*Task goal*
Repeat the data word for word. Do not include the pictures.

*Data lines*

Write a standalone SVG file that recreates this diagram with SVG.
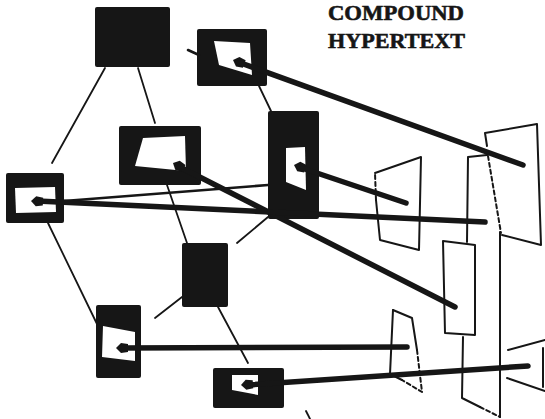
<svg xmlns="http://www.w3.org/2000/svg" width="545" height="419" viewBox="0 0 545 419">
<style>
.frame{fill:#161616}
.win{fill:#ffffff}
.thin{stroke:#161616;stroke-width:1.8;fill:none;stroke-linecap:round}
.med{stroke:#161616;stroke-width:2.6;fill:none;stroke-linecap:round}
.thick{stroke:#161616;stroke-width:5.5;fill:none;stroke-linecap:round}
.page{stroke:#161616;stroke-width:2;fill:none;stroke-linejoin:round;stroke-linecap:round}
.dash{stroke-dasharray:4 3}
.title{font-family:"Liberation Serif","Times New Roman",serif;font-weight:bold;font-size:22px;fill:#161616;stroke:#161616;stroke-width:0.6}
</style>
<defs>
<path id="tip" d="M0,0 L5,-5 L12,-4 L12,4 L5,5 Z" fill="#161616"/>
</defs>
<rect width="545" height="419" fill="#ffffff"/>

<g id="title">
<text class="title" x="328" y="20" textLength="136" lengthAdjust="spacingAndGlyphs">COMPOUND</text>
<text class="title" x="328" y="48" textLength="137" lengthAdjust="spacingAndGlyphs">HYPERTEXT</text>
</g>

<g id="nodeA"><rect class="frame" x="95" y="7" width="75" height="60" rx="2"/></g>
<g id="nodeB">
<rect class="frame" x="197" y="29" width="70" height="57" rx="2"/>
<polygon class="win" points="214,41 250,43 252,75 219,65"/>
<use href="#tip" transform="translate(233,60) rotate(20)"/>
</g>
<g id="nodeC">
<rect class="frame" x="119" y="126" width="82" height="59" rx="2"/>
<polygon class="win" points="143,138 185,136 186,171 135,166"/>
<use href="#tip" transform="translate(173,163) rotate(27)"/>
</g>
<g id="nodeD">
<rect class="frame" x="6" y="173" width="58" height="50" rx="2"/>
<polygon class="win" points="15,188 55,187 56,212 16,213"/>
<use href="#tip" transform="translate(31,201) rotate(3)"/>
</g>
<g id="nodeE">
<rect class="frame" x="268" y="111" width="51" height="108" rx="2"/>
<polygon class="win" points="286,148 305,147 306,190 286,182"/>
<use href="#tip" transform="translate(294,165) rotate(18)"/>
</g>
<g id="nodeF"><rect class="frame" x="182" y="243" width="46" height="64" rx="2"/></g>
<g id="nodeG">
<rect class="frame" x="96" y="305" width="45" height="73" rx="2"/>
<polygon class="win" points="103,326 135,332 135,361 102,357"/>
<use href="#tip" transform="translate(116,348)"/>
</g>
<g id="nodeH">
<rect class="frame" x="213" y="368" width="71" height="40" rx="2"/>
<polygon class="win" points="232,375 258,375 258,395 232,390"/>
<use href="#tip" transform="translate(241,385) rotate(-4)"/>
</g>

<g id="pages">
<g id="page1">
<path class="page" d="M375,173 L421,157 L419,250 L380,240 L376,200"/>
<path class="page dash" d="M376,200 L375,173"/>
</g>
<g id="page2">
<path class="page" d="M393,310 L412,318 L417,350"/>
<path class="page dash" d="M417,350 L422,392 L402,380"/>
<path class="page" d="M402,380 L390,374 L393,310"/>
</g>
<g id="page3">
<polygon class="page" points="443,241 475,245 475,335 445,333"/>
</g>
<g id="page4">
<path class="page" d="M467,242 L468,157 L487,155"/>
<path class="page" d="M463,337 L462,398 L480,407"/>
<path class="page dash" d="M480,407 L500,417"/>
<path class="page" d="M500,232 L500,417"/>
</g>
<g id="page5">
<path class="page" d="M487,146 L485,133 L537,124 L541,245 L502,235"/>
<path class="page dash" d="M488,156 L501,233"/>
</g>
<g id="page6">
<path class="page" d="M508,350 L545,340"/>
<path class="page" d="M507,378 L545,391"/>
<path class="page" d="M543,348 L543,387"/>
</g>
</g>

<g id="connectors">
<line class="thin" x1="105" y1="68" x2="52" y2="163"/>
<line class="thin" x1="138" y1="68" x2="155" y2="123"/>
<line class="thin" x1="259" y1="86" x2="271" y2="111"/>
<line class="thin" x1="167" y1="185" x2="187" y2="243"/>
<line class="thin" x1="48" y1="223" x2="97" y2="324"/>
<line class="thin" x1="237" y1="243" x2="268" y2="217"/>
<line class="thin" x1="182" y1="297" x2="155" y2="318"/>
<line class="thin" x1="218" y1="307" x2="248" y2="363"/>
<line class="thin" x1="306" y1="411" x2="310" y2="419"/>
<line class="med" x1="64" y1="201" x2="268" y2="185"/>
<line class="med" x1="188" y1="50" x2="199" y2="55"/>
<line class="thick" x1="238" y1="62" x2="523" y2="165"/>
<line class="thick" x1="178" y1="166" x2="455" y2="307"/>
<line class="thick" x1="37" y1="201" x2="485" y2="222"/>
<line class="thick" x1="299" y1="167" x2="406" y2="203"/>
<line class="thick" x1="122" y1="348" x2="407" y2="347"/>
<line class="thick" x1="247" y1="385" x2="528" y2="366"/>
</g>
</svg>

*The result*
Write a standalone SVG file that recreates this diagram with SVG.
<svg xmlns="http://www.w3.org/2000/svg" width="545" height="419" viewBox="0 0 545 419">
<style>
.frame{fill:#161616}
.win{fill:#ffffff}
.thin{stroke:#161616;stroke-width:1.8;fill:none;stroke-linecap:round}
.med{stroke:#161616;stroke-width:2.6;fill:none;stroke-linecap:round}
.thick{stroke:#161616;stroke-width:5.5;fill:none;stroke-linecap:round}
.page{stroke:#161616;stroke-width:2;fill:none;stroke-linejoin:round;stroke-linecap:round}
.dash{stroke-dasharray:4 3}
.title{font-family:"Liberation Serif","Times New Roman",serif;font-weight:bold;font-size:22px;fill:#161616;stroke:#161616;stroke-width:0.6}
</style>
<defs>
<path id="tip" d="M0,0 L5,-5 L12,-4 L12,4 L5,5 Z" fill="#161616"/>
</defs>
<rect width="545" height="419" fill="#ffffff"/>

<g id="title">
<text class="title" x="328" y="20" textLength="136" lengthAdjust="spacingAndGlyphs">COMPOUND</text>
<text class="title" x="328" y="48" textLength="137" lengthAdjust="spacingAndGlyphs">HYPERTEXT</text>
</g>

<g id="nodeA"><rect class="frame" x="95" y="7" width="75" height="60" rx="2"/></g>
<g id="nodeB">
<rect class="frame" x="197" y="29" width="70" height="57" rx="2"/>
<polygon class="win" points="214,41 250,43 252,75 219,65"/>
<use href="#tip" transform="translate(233,60) rotate(20)"/>
</g>
<g id="nodeC">
<rect class="frame" x="119" y="126" width="82" height="59" rx="2"/>
<polygon class="win" points="143,138 185,136 186,171 135,166"/>
<use href="#tip" transform="translate(173,163) rotate(27)"/>
</g>
<g id="nodeD">
<rect class="frame" x="6" y="173" width="58" height="50" rx="2"/>
<polygon class="win" points="15,188 55,187 56,212 16,213"/>
<use href="#tip" transform="translate(31,201) rotate(3)"/>
</g>
<g id="nodeE">
<rect class="frame" x="268" y="111" width="51" height="108" rx="2"/>
<polygon class="win" points="286,148 305,147 306,190 286,182"/>
<use href="#tip" transform="translate(294,165) rotate(18)"/>
</g>
<g id="nodeF"><rect class="frame" x="182" y="243" width="46" height="64" rx="2"/></g>
<g id="nodeG">
<rect class="frame" x="96" y="305" width="45" height="73" rx="2"/>
<polygon class="win" points="103,326 135,332 135,361 102,357"/>
<use href="#tip" transform="translate(116,348)"/>
</g>
<g id="nodeH">
<rect class="frame" x="213" y="368" width="71" height="40" rx="2"/>
<polygon class="win" points="232,375 258,375 258,395 232,390"/>
<use href="#tip" transform="translate(241,385) rotate(-4)"/>
</g>

<g id="pages">
<g id="page1">
<path class="page" d="M375,173 L421,157 L419,250 L380,240 L376,200"/>
<path class="page dash" d="M376,200 L375,173"/>
</g>
<g id="page2">
<path class="page" d="M393,310 L412,318 L417,350"/>
<path class="page dash" d="M417,350 L422,392 L402,380"/>
<path class="page" d="M402,380 L390,374 L393,310"/>
</g>
<g id="page3">
<polygon class="page" points="443,241 475,245 475,335 445,333"/>
</g>
<g id="page4">
<path class="page" d="M467,242 L468,157 L487,155"/>
<path class="page" d="M463,337 L462,398 L480,407"/>
<path class="page dash" d="M480,407 L500,417"/>
<path class="page" d="M500,232 L500,417"/>
</g>
<g id="page5">
<path class="page" d="M487,146 L485,133 L537,124 L541,245 L502,235"/>
<path class="page dash" d="M488,156 L501,233"/>
</g>
<g id="page6">
<path class="page" d="M508,350 L545,340"/>
<path class="page" d="M507,378 L545,391"/>
<path class="page" d="M543,348 L543,387"/>
</g>
</g>

<g id="connectors">
<line class="thin" x1="105" y1="68" x2="52" y2="163"/>
<line class="thin" x1="138" y1="68" x2="155" y2="123"/>
<line class="thin" x1="259" y1="86" x2="271" y2="111"/>
<line class="thin" x1="167" y1="185" x2="187" y2="243"/>
<line class="thin" x1="48" y1="223" x2="97" y2="324"/>
<line class="thin" x1="237" y1="243" x2="268" y2="217"/>
<line class="thin" x1="182" y1="297" x2="155" y2="318"/>
<line class="thin" x1="218" y1="307" x2="248" y2="363"/>
<line class="thin" x1="306" y1="411" x2="310" y2="419"/>
<line class="med" x1="64" y1="201" x2="268" y2="185"/>
<line class="med" x1="188" y1="50" x2="199" y2="55"/>
<line class="thick" x1="238" y1="62" x2="523" y2="165"/>
<line class="thick" x1="178" y1="166" x2="455" y2="307"/>
<line class="thick" x1="37" y1="201" x2="485" y2="222"/>
<line class="thick" x1="299" y1="167" x2="406" y2="203"/>
<line class="thick" x1="122" y1="348" x2="407" y2="347"/>
<line class="thick" x1="247" y1="385" x2="528" y2="366"/>
</g>
</svg>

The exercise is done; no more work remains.